It is required that the lines from the top of the listing through the line with "height = 1028;" be reproduced exactly, excluding pictures.

[begin THE INPUT]

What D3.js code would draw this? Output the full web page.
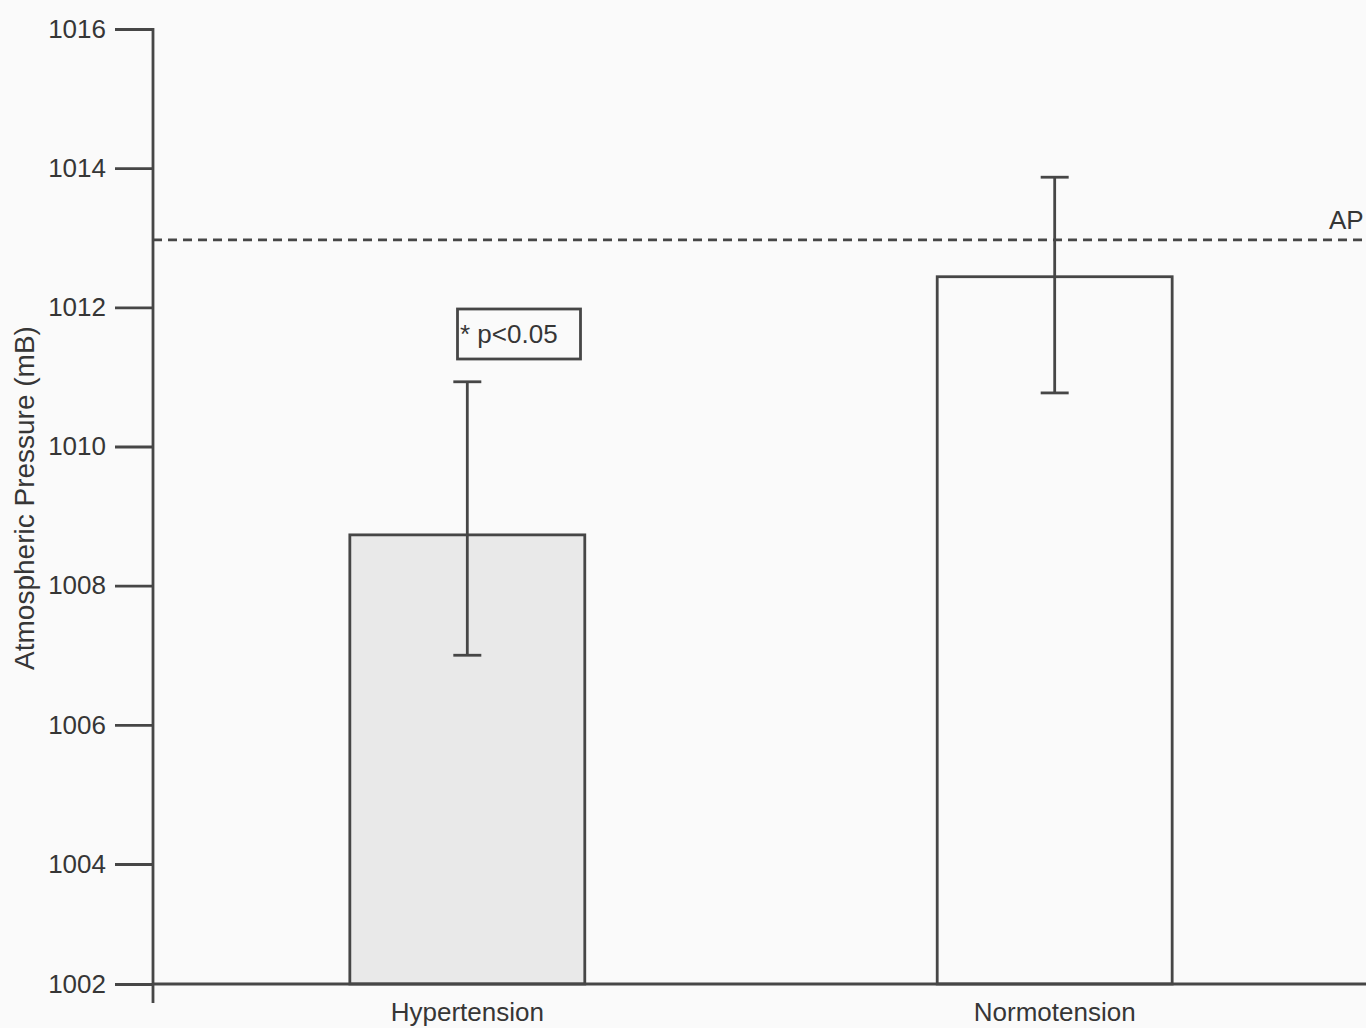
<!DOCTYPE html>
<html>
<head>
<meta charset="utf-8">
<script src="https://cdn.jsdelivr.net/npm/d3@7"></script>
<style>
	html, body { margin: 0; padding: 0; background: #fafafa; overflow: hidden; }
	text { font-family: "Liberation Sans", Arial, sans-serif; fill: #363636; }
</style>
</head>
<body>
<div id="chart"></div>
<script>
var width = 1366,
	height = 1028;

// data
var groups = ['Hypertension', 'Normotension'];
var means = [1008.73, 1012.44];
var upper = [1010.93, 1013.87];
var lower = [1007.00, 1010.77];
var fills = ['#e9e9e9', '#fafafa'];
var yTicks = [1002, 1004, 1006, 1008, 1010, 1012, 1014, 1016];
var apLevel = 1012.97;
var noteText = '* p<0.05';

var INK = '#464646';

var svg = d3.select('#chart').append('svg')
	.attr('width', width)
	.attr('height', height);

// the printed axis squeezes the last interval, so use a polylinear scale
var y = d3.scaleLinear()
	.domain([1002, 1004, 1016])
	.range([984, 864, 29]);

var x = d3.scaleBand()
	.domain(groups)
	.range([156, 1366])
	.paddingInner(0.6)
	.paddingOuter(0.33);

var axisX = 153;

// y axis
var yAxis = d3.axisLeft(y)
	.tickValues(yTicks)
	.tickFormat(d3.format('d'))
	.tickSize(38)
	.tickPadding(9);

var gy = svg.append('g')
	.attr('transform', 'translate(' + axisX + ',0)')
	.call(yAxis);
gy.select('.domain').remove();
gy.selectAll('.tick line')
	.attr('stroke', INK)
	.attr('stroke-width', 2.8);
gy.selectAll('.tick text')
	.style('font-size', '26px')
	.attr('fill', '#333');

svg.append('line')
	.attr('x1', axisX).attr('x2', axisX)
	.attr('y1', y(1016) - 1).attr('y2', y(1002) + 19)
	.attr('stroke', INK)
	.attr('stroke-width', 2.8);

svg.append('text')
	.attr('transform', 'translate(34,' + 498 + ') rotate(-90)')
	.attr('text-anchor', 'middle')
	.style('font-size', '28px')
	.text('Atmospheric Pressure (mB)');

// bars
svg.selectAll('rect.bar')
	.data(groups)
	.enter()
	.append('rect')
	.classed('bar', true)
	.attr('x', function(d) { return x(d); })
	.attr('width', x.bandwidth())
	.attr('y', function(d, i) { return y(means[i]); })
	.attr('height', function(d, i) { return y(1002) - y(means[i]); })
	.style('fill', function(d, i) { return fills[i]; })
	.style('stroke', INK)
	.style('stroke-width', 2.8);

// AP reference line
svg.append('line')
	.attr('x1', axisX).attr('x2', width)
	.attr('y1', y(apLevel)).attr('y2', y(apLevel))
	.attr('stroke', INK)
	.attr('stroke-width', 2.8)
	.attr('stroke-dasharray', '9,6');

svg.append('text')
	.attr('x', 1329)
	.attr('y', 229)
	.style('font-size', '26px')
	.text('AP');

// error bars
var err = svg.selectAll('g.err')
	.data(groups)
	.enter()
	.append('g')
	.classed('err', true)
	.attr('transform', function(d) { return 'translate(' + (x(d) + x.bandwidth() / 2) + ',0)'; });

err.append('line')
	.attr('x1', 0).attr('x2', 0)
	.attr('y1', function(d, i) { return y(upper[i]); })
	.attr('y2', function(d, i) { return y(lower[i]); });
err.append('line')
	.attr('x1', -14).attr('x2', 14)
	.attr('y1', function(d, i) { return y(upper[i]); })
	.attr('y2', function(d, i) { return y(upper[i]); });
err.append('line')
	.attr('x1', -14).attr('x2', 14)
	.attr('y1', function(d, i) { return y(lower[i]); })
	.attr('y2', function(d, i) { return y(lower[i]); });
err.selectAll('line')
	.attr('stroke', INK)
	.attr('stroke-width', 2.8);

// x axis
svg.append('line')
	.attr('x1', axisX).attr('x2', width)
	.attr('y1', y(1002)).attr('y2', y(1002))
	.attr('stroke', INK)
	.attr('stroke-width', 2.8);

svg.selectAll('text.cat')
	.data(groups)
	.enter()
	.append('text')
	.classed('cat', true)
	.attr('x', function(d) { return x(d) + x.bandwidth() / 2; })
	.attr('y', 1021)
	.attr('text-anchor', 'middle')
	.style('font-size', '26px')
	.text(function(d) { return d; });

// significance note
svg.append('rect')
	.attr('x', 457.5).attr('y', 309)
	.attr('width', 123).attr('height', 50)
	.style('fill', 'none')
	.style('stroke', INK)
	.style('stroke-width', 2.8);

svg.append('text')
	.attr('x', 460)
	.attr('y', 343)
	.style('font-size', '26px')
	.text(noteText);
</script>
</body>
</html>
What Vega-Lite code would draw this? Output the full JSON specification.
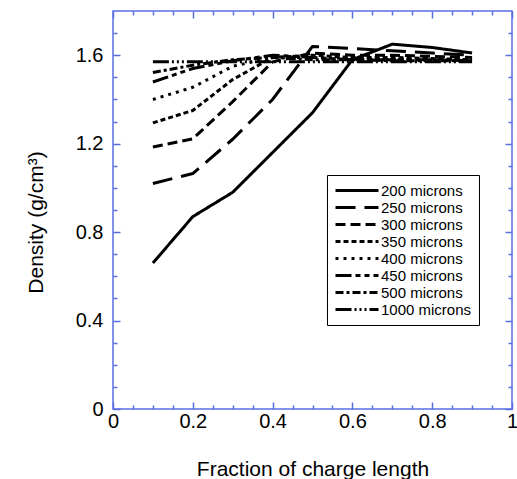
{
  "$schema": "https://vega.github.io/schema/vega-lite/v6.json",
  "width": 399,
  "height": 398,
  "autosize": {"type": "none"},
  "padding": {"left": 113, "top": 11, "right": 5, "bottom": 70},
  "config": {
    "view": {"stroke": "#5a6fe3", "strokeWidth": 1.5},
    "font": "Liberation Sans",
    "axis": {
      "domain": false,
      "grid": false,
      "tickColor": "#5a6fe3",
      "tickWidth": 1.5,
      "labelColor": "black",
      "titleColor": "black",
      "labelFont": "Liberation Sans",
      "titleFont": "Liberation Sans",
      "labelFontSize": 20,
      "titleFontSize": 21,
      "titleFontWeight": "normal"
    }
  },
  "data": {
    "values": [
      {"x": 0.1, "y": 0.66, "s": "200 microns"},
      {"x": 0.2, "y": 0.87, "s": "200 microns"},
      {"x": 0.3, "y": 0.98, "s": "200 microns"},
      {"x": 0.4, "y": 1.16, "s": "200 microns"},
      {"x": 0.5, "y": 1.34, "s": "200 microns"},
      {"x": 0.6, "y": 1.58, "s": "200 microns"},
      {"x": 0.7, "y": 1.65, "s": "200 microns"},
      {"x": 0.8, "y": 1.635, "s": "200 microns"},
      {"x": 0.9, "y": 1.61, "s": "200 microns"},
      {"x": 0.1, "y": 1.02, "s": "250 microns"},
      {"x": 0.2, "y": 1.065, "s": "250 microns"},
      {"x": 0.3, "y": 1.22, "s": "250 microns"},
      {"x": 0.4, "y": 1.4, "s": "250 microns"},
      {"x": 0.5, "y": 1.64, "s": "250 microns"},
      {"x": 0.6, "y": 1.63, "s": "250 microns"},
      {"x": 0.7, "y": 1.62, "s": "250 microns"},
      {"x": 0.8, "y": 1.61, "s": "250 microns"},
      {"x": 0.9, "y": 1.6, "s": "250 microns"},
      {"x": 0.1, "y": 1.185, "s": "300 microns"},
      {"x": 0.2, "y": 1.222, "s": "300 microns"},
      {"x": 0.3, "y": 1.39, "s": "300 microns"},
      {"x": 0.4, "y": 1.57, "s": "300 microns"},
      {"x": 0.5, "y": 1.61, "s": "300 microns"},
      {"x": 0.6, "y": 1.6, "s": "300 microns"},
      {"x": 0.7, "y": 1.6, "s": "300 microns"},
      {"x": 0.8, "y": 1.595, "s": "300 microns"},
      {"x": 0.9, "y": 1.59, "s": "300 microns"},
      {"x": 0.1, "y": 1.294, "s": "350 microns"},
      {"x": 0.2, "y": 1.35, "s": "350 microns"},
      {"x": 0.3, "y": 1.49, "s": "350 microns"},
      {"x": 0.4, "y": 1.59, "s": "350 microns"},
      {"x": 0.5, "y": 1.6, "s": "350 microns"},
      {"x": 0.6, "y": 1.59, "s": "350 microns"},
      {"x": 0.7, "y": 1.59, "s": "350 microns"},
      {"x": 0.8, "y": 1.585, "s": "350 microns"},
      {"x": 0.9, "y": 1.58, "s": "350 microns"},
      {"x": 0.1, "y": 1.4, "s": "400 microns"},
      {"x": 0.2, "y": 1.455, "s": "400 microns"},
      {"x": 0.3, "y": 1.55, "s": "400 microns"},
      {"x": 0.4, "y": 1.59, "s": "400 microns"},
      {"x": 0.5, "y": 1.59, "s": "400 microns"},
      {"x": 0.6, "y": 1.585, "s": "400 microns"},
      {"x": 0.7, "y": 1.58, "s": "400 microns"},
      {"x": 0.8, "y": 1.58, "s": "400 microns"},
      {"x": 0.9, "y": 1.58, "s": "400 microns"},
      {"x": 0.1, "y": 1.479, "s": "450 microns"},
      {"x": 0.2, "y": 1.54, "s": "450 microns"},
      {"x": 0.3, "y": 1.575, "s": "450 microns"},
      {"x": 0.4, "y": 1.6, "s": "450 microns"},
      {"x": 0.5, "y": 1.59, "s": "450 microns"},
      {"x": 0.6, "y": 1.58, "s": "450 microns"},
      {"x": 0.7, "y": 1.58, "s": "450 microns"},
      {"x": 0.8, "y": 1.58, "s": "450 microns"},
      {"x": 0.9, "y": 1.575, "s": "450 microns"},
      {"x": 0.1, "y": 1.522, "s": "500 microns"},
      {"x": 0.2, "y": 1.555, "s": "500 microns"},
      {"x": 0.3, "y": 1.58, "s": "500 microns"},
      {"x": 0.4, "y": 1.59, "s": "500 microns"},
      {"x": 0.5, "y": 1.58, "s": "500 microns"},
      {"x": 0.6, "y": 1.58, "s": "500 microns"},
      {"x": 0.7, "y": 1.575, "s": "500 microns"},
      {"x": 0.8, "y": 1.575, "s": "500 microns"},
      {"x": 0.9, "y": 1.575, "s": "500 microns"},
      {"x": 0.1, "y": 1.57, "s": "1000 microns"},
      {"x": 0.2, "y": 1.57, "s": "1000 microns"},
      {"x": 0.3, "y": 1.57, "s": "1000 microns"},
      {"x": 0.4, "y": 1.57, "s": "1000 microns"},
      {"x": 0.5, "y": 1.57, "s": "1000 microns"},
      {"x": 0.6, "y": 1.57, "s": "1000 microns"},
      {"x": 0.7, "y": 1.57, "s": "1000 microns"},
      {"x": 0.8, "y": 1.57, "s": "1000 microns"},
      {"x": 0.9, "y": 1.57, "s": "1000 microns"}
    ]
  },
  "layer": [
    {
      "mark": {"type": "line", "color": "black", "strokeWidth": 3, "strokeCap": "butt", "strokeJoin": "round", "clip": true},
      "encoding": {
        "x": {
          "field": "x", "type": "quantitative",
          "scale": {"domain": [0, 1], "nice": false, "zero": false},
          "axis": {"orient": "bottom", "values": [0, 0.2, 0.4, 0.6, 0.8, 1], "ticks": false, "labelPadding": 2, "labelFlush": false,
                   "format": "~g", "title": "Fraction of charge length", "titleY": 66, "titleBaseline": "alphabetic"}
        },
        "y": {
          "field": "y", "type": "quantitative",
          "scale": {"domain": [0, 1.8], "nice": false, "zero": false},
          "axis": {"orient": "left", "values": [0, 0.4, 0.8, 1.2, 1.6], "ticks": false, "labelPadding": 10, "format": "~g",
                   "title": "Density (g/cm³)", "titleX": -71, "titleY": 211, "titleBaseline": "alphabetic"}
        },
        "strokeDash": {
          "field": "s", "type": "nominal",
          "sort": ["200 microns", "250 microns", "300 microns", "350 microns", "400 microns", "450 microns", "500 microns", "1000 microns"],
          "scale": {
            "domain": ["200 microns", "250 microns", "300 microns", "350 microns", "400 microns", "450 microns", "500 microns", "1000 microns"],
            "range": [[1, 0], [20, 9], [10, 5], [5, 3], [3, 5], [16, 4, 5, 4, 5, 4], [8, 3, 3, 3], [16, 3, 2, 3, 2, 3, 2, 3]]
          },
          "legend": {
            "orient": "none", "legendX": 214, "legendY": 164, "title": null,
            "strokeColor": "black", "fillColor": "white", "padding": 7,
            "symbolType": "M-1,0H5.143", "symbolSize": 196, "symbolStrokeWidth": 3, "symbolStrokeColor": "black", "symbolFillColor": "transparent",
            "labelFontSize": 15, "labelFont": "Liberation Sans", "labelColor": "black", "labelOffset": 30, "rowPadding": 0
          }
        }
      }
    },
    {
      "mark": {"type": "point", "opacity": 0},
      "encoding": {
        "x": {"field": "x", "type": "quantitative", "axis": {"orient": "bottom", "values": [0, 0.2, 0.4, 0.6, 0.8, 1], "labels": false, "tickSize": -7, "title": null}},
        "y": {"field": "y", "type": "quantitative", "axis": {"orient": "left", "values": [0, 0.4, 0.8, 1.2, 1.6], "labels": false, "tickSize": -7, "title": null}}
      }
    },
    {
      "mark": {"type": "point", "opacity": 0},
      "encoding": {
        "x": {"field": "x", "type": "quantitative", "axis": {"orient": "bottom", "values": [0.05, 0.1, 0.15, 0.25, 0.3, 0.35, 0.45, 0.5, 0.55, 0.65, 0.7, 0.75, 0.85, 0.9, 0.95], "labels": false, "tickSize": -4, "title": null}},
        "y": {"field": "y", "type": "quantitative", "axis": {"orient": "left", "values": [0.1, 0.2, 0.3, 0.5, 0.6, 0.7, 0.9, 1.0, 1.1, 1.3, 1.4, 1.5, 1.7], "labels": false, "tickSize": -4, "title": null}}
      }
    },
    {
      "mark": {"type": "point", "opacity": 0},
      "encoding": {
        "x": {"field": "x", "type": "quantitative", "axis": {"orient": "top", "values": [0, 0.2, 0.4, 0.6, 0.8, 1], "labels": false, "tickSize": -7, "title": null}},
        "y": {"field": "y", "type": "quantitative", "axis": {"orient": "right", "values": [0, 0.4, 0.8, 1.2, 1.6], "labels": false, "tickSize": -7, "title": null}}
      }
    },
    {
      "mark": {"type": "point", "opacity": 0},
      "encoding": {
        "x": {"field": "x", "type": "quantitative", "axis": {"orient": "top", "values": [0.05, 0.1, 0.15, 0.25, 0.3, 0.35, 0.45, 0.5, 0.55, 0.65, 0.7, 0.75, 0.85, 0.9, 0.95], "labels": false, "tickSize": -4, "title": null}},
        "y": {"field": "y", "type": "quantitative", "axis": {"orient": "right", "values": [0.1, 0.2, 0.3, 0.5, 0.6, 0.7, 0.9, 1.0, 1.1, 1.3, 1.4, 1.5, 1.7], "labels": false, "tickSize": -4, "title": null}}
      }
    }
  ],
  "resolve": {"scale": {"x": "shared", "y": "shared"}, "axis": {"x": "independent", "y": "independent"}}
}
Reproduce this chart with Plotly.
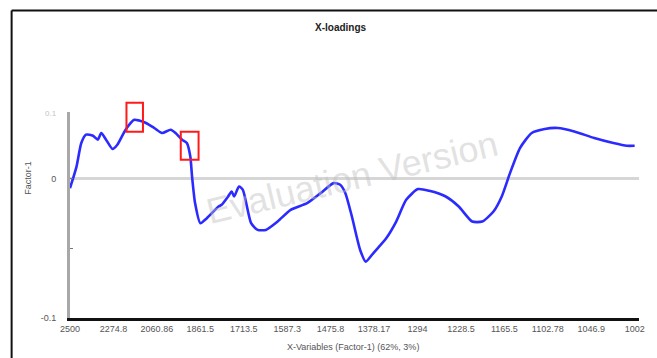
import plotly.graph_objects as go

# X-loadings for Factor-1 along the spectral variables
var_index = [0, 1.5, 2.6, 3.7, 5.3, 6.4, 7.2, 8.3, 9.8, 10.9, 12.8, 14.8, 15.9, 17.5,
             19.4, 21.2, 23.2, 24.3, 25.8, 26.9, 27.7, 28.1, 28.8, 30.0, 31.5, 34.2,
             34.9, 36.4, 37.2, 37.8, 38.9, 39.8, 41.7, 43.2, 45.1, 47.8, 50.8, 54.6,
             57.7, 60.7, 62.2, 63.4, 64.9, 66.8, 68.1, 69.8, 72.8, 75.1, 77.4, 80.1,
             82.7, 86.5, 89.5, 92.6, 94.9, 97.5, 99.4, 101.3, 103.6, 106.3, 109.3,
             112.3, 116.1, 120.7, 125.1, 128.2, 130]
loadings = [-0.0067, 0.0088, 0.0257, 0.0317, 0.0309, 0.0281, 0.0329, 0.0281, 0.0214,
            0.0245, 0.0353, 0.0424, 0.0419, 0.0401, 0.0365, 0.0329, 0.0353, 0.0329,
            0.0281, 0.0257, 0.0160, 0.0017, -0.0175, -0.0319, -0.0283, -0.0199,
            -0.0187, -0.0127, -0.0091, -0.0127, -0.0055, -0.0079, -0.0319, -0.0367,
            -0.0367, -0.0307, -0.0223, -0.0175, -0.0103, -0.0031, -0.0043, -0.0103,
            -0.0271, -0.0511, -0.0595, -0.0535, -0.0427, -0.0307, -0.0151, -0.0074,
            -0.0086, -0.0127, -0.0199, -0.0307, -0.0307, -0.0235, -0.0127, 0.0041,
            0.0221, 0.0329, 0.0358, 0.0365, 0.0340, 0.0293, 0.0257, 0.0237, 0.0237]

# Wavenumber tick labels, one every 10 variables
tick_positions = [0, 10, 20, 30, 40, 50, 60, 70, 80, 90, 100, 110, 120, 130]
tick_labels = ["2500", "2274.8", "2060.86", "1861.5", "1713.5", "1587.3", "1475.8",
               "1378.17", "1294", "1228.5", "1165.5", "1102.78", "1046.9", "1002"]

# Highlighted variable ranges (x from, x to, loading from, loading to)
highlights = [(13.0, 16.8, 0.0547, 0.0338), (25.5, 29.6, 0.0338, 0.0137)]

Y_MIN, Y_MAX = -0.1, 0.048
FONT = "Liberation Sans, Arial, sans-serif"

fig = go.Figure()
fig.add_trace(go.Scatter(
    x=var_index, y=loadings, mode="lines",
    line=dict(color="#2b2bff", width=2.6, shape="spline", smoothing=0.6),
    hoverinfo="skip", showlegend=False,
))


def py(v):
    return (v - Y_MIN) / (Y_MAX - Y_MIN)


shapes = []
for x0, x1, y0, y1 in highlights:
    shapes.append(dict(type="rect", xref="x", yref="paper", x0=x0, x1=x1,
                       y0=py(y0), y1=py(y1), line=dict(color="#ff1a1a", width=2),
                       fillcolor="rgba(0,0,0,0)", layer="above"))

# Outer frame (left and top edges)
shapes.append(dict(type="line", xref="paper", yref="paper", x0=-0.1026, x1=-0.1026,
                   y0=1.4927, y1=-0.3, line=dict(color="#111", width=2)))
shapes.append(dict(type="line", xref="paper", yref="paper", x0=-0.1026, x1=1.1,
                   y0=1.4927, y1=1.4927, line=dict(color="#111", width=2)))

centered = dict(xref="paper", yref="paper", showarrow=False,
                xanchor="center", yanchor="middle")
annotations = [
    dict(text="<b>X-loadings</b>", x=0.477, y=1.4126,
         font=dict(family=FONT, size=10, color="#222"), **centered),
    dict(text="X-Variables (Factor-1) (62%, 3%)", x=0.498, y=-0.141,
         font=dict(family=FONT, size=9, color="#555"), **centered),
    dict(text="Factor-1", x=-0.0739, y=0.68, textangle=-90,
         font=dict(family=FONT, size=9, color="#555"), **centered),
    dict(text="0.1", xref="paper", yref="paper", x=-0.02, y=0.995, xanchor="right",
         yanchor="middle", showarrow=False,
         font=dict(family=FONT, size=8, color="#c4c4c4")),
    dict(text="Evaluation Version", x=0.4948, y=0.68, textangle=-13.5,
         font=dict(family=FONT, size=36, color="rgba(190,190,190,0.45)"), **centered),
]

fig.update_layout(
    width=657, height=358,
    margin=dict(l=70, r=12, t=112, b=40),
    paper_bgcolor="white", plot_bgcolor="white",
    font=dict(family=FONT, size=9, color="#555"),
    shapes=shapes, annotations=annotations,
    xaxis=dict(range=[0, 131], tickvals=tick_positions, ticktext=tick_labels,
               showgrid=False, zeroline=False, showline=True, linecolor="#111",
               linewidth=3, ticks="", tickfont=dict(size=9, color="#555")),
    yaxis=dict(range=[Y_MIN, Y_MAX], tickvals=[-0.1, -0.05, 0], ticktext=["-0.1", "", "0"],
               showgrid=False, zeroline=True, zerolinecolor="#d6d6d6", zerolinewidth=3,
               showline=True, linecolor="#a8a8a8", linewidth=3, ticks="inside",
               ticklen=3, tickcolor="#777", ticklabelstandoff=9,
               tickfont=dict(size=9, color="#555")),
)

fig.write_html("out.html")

[end THE INPUT]

* **ANSWER**:
What D3.js code would draw this? Output the full web page.
<!DOCTYPE html>
<html>
<head>
<meta charset="utf-8">
<script src="https://cdn.jsdelivr.net/npm/d3@7"></script>
<style>
	html, body { margin: 0; padding: 0; background: #fafafa; overflow: hidden; }
	text { font-family: "Liberation Sans", Arial, sans-serif; fill: #363636; }
</style>
</head>
<body>
<div id="chart"></div>
<script>
var width = 1366,
	height = 1028;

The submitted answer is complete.